Downtown West was a nice idea

 

(Peter Hoogendam, second from left, his companion Lynne Candlish, and realtor Ray Wheeler, watch as a track excavator takes down part of a wall at the Downtown West development site in this April 2010 file photo. At left is Russ Knapp, of Knapp's Paving and Landscaping.)

 

As Brockville council prepares to approve, without incident, a new office building just south of King Street West, let us pause, even for a second, to ponder what might have been.

I bring this up because even I was guilty of not pausing to consider the fate of Downtown West, once a proposed $9-million, 26- unit condominium project.

As council’s economic development and planning committee on Tuesday breezed through an uneventful public meeting on the promising development, it occurred to me the fact this site was once touted as part of a downtown condominium boom was barely an afterthought.

Later on, I was told Downtown West, long on the newsroom backburner as one of those “stalled condominium projects,” was in fact not stalled, but dead.

Former owner Peter Hoogendam later confirmed the project has been dead for two years.

Not only is it dead, but the conditions that once made it possible have so changed that few people even noticed it is dead.

Now, Downtown West died what one might call a “normal” death, succumbing to forces that are not new and certainly not unusual in the world of business.

For starters, there was the 2008 recession, the first nail in the bigger coffin that now contains the rotting corpse of Brockville’s planned downtown residential renaissance.

Then, in May 2011, Hoogendam and his local partners sold the project to developer Bill Curnew, who promised to make the project more upscale and change its name to Buell's Creek Condominiums.

Other forces, the kind that resulted in legal issues, led to that plan's failure.

Fast-forward to today, and the site’s current owners have given up on the whole condo idea, instead opting for a “community health and resource centre.”

Which is, of course, a grand idea.

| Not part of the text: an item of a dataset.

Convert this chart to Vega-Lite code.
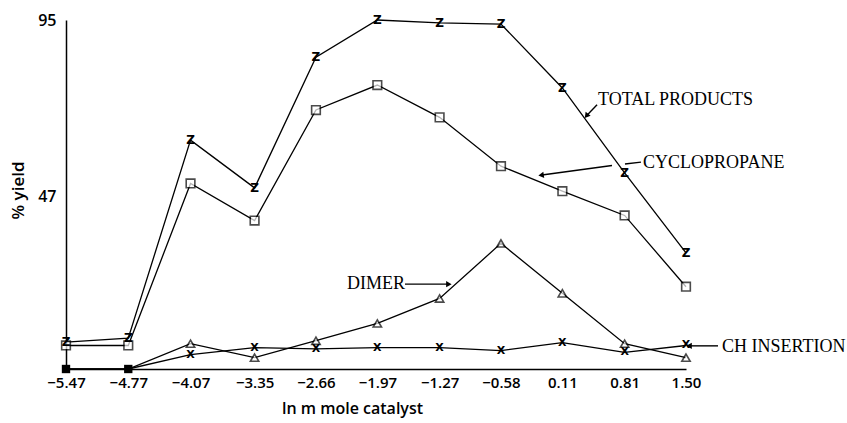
{
  "$schema": "https://vega.github.io/schema/vega-lite/v6.json",
  "autosize": {"type": "none"},
  "width": 620,
  "height": 349,
  "padding": {"left": 66, "top": 20, "right": 161, "bottom": 54},
  "background": "white",
  "config": {"view": {"stroke": null}, "axis": {"grid": false, "domainColor": "black", "domainWidth": 1.5, "ticks": false, "labelColor": "black", "titleColor": "black", "labelFont": "Open Sans", "titleFont": "Open Sans"}},
  "datasets": {
    "series": [
      {"x": -5.47, "y": 7.3, "s": "total"}, {"x": -4.77, "y": 8.4, "s": "total"}, {"x": -4.07, "y": 62.3, "s": "total"}, {"x": -3.35, "y": 49.3, "s": "total"}, {"x": -2.66, "y": 84.9, "s": "total"}, {"x": -1.97, "y": 95.0, "s": "total"}, {"x": -1.27, "y": 94.2, "s": "total"}, {"x": -0.58, "y": 93.9, "s": "total"}, {"x": 0.11, "y": 76.5, "s": "total"}, {"x": 0.81, "y": 53.4, "s": "total"}, {"x": 1.50, "y": 31.6, "s": "total"},
      {"x": -5.47, "y": 6.4, "s": "cyclo"}, {"x": -4.77, "y": 6.4, "s": "cyclo"}, {"x": -4.07, "y": 50.5, "s": "cyclo"}, {"x": -3.35, "y": 40.4, "s": "cyclo"}, {"x": -2.66, "y": 70.5, "s": "cyclo"}, {"x": -1.97, "y": 77.3, "s": "cyclo"}, {"x": -1.27, "y": 68.5, "s": "cyclo"}, {"x": -0.58, "y": 55.2, "s": "cyclo"}, {"x": 0.11, "y": 48.4, "s": "cyclo"}, {"x": 0.81, "y": 41.8, "s": "cyclo"}, {"x": 1.50, "y": 22.4, "s": "cyclo"},
      {"x": -5.47, "y": 0, "s": "dimer"}, {"x": -4.77, "y": 0, "s": "dimer"}, {"x": -4.07, "y": 6.9, "s": "dimer"}, {"x": -3.35, "y": 3.1, "s": "dimer"}, {"x": -2.66, "y": 7.7, "s": "dimer"}, {"x": -1.97, "y": 12.4, "s": "dimer"}, {"x": -1.27, "y": 19.2, "s": "dimer"}, {"x": -0.58, "y": 34.2, "s": "dimer"}, {"x": 0.11, "y": 20.6, "s": "dimer"}, {"x": 0.81, "y": 6.9, "s": "dimer"}, {"x": 1.50, "y": 3.1, "s": "dimer"},
      {"x": -5.47, "y": 0, "s": "ch"}, {"x": -4.77, "y": 0, "s": "ch"}, {"x": -4.07, "y": 3.9, "s": "ch"}, {"x": -3.35, "y": 5.8, "s": "ch"}, {"x": -2.66, "y": 5.5, "s": "ch"}, {"x": -1.97, "y": 5.8, "s": "ch"}, {"x": -1.27, "y": 5.8, "s": "ch"}, {"x": -0.58, "y": 5.0, "s": "ch"}, {"x": 0.11, "y": 7.2, "s": "ch"}, {"x": 0.81, "y": 4.5, "s": "ch"}, {"x": 1.50, "y": 6.4, "s": "ch"}
    ],
    "labels": [
      {"x": 0.511, "y": 73.2, "text": "TOTAL PRODUCTS"},
      {"x": 1.017, "y": 56.1, "text": "CYCLOPROPANE"},
      {"x": -2.311, "y": 23.1, "text": "DIMER"},
      {"x": 1.905, "y": 6.0, "text": "CH INSERTION"}
    ],
    "arrows": [
      {"x": 0.500, "y": 71.9, "x2": 0.387, "y2": 69.1, "head": 1, "angle": 218},
      {"x": 0.994, "y": 56.3, "x2": 0.814, "y2": 55.8, "head": 0, "angle": 0},
      {"x": 0.668, "y": 55.4, "x2": -0.119, "y2": 52.8, "head": 1, "angle": 262},
      {"x": -1.659, "y": 23.1, "x2": -1.176, "y2": 23.1, "head": 1, "angle": 90},
      {"x": 1.860, "y": 6.3, "x2": 1.545, "y2": 6.3, "head": 1, "angle": 270}
    ]
  },
  "layer": [
    {
      "data": {"name": "series"},
      "mark": {"type": "line", "color": "black", "strokeWidth": 1.3},
      "encoding": {
        "x": {"field": "x", "type": "quantitative", "scale": {"domain": [-5.47, 1.5], "nice": false, "zero": false},
          "axis": {"values": [-5.47, -4.77, -4.07, -3.35, -2.66, -1.97, -1.27, -0.58, 0.11, 0.81, 1.5], "format": ".2f", "title": "ln m mole catalyst", "labelFontSize": 15, "labelFontWeight": 600, "labelPadding": 6, "titleFontSize": 16, "titleFontWeight": 600, "titleX": 286, "titleY": 31, "labelFlush": false}},
        "y": {"field": "y", "type": "quantitative", "scale": {"domain": [0, 95], "nice": false},
          "axis": {"values": [47, 95], "title": "% yield", "labelFontSize": 16, "labelFontWeight": 600, "labelPadding": 10, "titleFontSize": 17, "titleFontWeight": 600, "titleX": -48, "titleY": 170, "titleAngle": -90, "titleBaseline": "middle", "labelFlush": false}},
        "detail": {"field": "s"}
      }
    },
    {
      "data": {"name": "series"},
      "transform": [{"filter": "datum.s === 'dimer' && datum.x < -4.5"}],
      "mark": {"type": "point", "shape": "square", "filled": true, "color": "black", "size": 70, "opacity": 1},
      "encoding": {"x": {"field": "x", "type": "quantitative"}, "y": {"field": "y", "type": "quantitative"}}
    },
    {
      "data": {"name": "series"},
      "transform": [{"filter": "datum.s === 'cyclo'"}],
      "mark": {"type": "point", "shape": "square", "filled": true, "fill": "white", "stroke": "black", "strokeWidth": 1.6, "size": 75},
      "encoding": {"x": {"field": "x", "type": "quantitative"}, "y": {"field": "y", "type": "quantitative"}}
    },
    {
      "data": {"name": "series"},
      "transform": [{"filter": "datum.s === 'dimer' && datum.x > -4.5"}],
      "mark": {"type": "point", "shape": "triangle-up", "filled": true, "fill": "white", "stroke": "black", "strokeWidth": 1.6, "size": 70},
      "encoding": {"x": {"field": "x", "type": "quantitative"}, "y": {"field": "y", "type": "quantitative"}}
    },
    {
      "data": {"name": "series"},
      "transform": [{"filter": "datum.s === 'total'"}],
      "mark": {"type": "text", "text": "Z", "font": "DejaVu Sans", "fontSize": 12, "fontWeight": "bold", "color": "black", "baseline": "middle"},
      "encoding": {"x": {"field": "x", "type": "quantitative"}, "y": {"field": "y", "type": "quantitative"}}
    },
    {
      "data": {"name": "series"},
      "transform": [{"filter": "datum.s === 'ch' && datum.x > -4.5"}],
      "mark": {"type": "text", "text": "X", "font": "DejaVu Sans", "fontSize": 11, "fontWeight": "bold", "color": "black", "baseline": "middle"},
      "encoding": {"x": {"field": "x", "type": "quantitative"}, "y": {"field": "y", "type": "quantitative"}}
    },
    {
      "data": {"name": "labels"},
      "mark": {"type": "text", "font": "Liberation Serif", "fontSize": 18, "color": "black", "baseline": "middle", "align": "left"},
      "encoding": {"x": {"field": "x", "type": "quantitative"}, "y": {"field": "y", "type": "quantitative"}, "text": {"field": "text"}}
    },
    {
      "data": {"name": "arrows"},
      "mark": {"type": "rule", "color": "black", "strokeWidth": 1.4},
      "encoding": {"x": {"field": "x", "type": "quantitative"}, "y": {"field": "y", "type": "quantitative"}, "x2": {"field": "x2"}, "y2": {"field": "y2"}}
    },
    {
      "data": {"name": "arrows"},
      "transform": [{"filter": "datum.head === 1"}],
      "mark": {"type": "point", "shape": "triangle", "filled": true, "color": "black", "size": 40, "opacity": 1},
      "encoding": {"x": {"field": "x2", "type": "quantitative"}, "y": {"field": "y2", "type": "quantitative"}, "angle": {"field": "angle", "type": "quantitative", "scale": {"domain": [0, 360], "range": [0, 360]}}}
    }
  ]
}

The main core is not the main core without social and health services and the building humbly overlooking a parking lot leading to Water Street would make a perfect site for such services.

But it’s worth a moment to consider what might have been.

I was there, camera in hand, in April 2010, when workers tore down a steel-and-concrete structure that used to link what is now to be a resource centre to the former Reliable Home Decor business on King Street West.

The plan then was to make room for 60 feet of green space north of the condo development.

At the time, Hoogendam called it “a key step in the process."

Which brings us to that other natural hazard of doing business: Shifting markets.

Brockville once seemed an attractive prospect for a market of late-middle-aged or early-senior retirees looking to downsize and move into a condominium by our majestic riverfront.

Downtown West, like other projects, was to seize that opportunity and Downtown West, like other projects, fell apart, ultimately, when that opportunity became less realistic.

All that is left of that vision, in fact, is the Tall Ships Landing tower, the one project that did seize – and perhaps is still seizing – what remained of that opportunity.

Downtown West, though, was a nice idea.

We can figure out why its opportunity faded, and figure out what the next opportunity will be, but we need more nice ideas, because the more of them there are, the better the chances some of them will turn into buildings.